_Directions:_
Filter the entries and keep only the lines where the string "this" appears.

_Input material:_
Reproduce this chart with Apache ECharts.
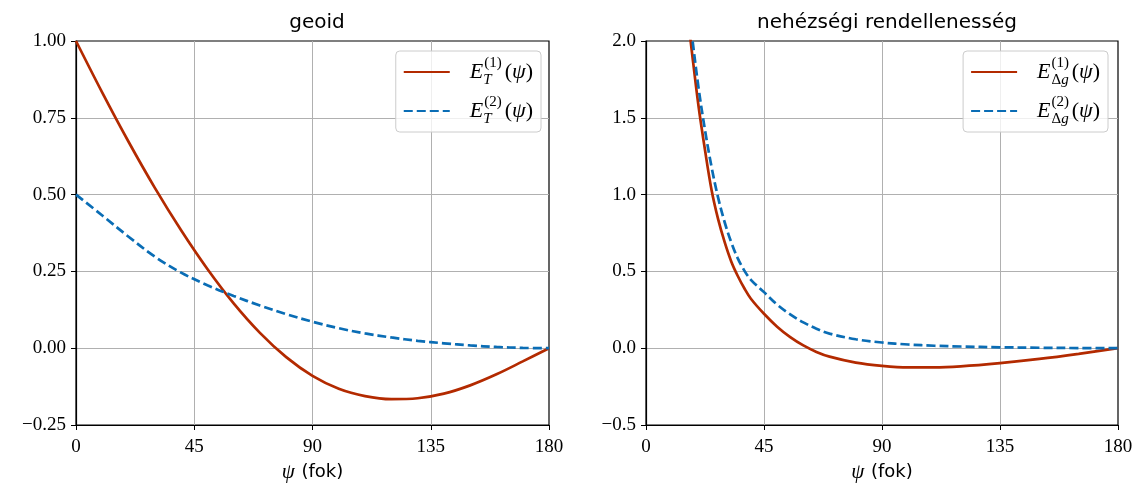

==

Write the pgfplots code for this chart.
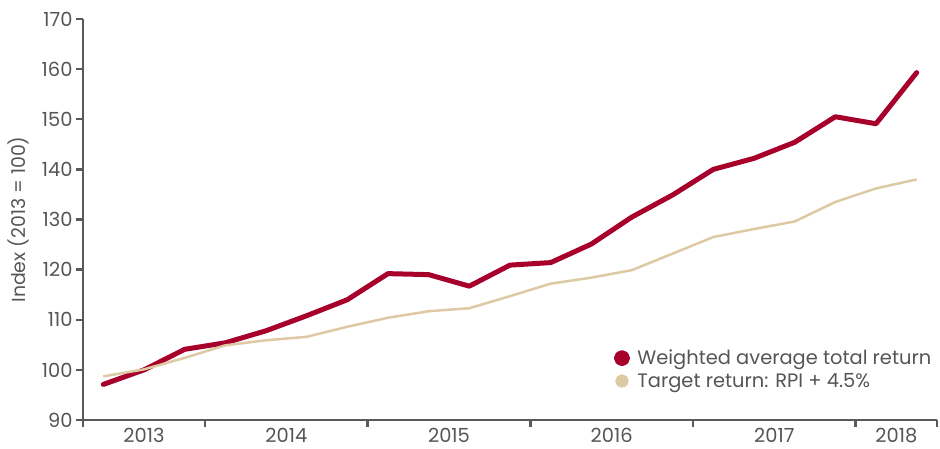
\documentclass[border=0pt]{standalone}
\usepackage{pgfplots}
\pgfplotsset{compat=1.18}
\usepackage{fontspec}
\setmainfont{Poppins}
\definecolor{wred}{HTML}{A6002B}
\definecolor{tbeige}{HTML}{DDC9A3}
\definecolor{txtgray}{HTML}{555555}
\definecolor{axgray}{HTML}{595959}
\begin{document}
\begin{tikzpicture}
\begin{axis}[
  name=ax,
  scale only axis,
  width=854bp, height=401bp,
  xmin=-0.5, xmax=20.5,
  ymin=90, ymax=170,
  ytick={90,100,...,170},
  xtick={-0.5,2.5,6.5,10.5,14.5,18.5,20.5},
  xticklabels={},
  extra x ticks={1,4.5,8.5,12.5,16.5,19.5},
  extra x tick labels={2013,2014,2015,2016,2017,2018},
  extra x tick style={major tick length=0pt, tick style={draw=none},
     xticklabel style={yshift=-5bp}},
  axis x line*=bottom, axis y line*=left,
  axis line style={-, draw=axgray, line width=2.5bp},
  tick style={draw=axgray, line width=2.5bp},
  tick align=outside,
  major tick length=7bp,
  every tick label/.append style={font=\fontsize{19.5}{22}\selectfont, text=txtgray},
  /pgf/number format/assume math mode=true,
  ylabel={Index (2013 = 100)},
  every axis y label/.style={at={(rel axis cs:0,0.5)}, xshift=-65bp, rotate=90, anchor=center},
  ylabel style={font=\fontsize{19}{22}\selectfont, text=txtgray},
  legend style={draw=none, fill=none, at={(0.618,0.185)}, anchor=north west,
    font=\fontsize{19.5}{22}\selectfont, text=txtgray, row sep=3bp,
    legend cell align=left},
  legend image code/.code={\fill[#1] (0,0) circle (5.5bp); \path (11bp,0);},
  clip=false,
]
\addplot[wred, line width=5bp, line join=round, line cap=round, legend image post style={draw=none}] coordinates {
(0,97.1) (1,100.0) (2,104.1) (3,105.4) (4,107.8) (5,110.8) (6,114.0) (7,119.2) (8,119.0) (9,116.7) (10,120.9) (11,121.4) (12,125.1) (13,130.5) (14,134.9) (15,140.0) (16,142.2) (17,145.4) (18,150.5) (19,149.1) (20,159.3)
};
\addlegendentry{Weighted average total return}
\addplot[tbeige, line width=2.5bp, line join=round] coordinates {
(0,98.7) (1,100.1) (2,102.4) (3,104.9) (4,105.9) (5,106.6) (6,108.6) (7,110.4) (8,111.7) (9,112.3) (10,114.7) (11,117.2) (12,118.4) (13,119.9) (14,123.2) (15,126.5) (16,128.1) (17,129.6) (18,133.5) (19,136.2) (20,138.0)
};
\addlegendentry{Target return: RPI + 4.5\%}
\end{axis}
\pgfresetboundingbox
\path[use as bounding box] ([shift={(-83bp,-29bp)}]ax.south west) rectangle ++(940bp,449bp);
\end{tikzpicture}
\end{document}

--

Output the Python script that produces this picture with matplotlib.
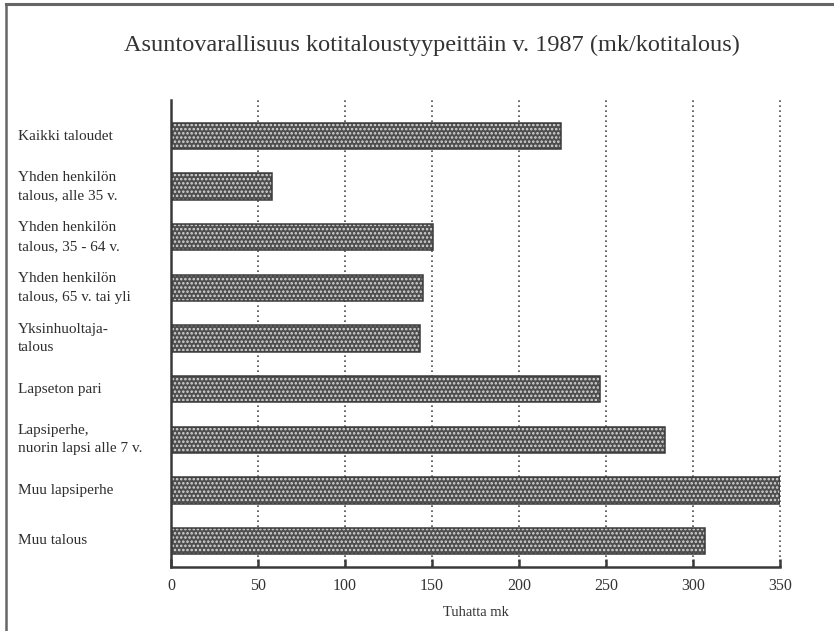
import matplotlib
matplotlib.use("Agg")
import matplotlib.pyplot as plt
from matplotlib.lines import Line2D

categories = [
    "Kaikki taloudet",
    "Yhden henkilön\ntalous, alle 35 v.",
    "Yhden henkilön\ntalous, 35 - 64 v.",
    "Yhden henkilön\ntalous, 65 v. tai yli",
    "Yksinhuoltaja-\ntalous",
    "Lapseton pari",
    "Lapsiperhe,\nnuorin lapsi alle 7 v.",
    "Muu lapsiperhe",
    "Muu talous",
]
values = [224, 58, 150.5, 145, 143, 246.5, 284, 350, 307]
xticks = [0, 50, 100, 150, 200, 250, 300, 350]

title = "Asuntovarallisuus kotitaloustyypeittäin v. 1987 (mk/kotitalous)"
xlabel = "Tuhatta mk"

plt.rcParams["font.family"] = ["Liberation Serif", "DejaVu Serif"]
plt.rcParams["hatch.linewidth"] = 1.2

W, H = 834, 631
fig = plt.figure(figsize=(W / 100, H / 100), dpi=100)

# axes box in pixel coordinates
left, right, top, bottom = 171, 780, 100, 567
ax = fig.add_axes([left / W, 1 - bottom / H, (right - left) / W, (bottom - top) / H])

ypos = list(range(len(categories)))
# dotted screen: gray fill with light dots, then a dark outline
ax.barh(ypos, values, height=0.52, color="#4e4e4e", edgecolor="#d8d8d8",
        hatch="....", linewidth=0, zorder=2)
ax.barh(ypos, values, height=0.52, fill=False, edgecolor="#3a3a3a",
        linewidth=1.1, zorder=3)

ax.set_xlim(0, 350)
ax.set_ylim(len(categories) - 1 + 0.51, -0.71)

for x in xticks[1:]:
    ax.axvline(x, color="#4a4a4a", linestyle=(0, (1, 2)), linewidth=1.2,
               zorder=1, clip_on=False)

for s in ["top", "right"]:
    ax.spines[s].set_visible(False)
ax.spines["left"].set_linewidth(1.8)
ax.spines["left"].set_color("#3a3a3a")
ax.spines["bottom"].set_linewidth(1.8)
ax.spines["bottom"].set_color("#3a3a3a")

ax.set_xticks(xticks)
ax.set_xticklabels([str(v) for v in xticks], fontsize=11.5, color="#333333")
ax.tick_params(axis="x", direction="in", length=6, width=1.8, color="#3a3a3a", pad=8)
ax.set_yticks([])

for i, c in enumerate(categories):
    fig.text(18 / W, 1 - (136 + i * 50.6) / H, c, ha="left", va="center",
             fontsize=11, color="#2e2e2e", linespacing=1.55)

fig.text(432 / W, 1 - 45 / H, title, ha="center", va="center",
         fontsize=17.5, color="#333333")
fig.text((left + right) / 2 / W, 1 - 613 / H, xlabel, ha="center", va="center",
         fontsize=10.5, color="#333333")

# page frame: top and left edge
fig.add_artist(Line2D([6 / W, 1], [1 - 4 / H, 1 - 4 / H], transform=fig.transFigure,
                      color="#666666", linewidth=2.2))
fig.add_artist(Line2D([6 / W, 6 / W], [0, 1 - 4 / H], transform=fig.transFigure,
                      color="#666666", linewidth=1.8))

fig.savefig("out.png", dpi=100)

_Complete output:_
Reproduce this chart with Apache ECharts.
Write the pgfplots code for this chart.
Output the Python script that produces this picture with matplotlib.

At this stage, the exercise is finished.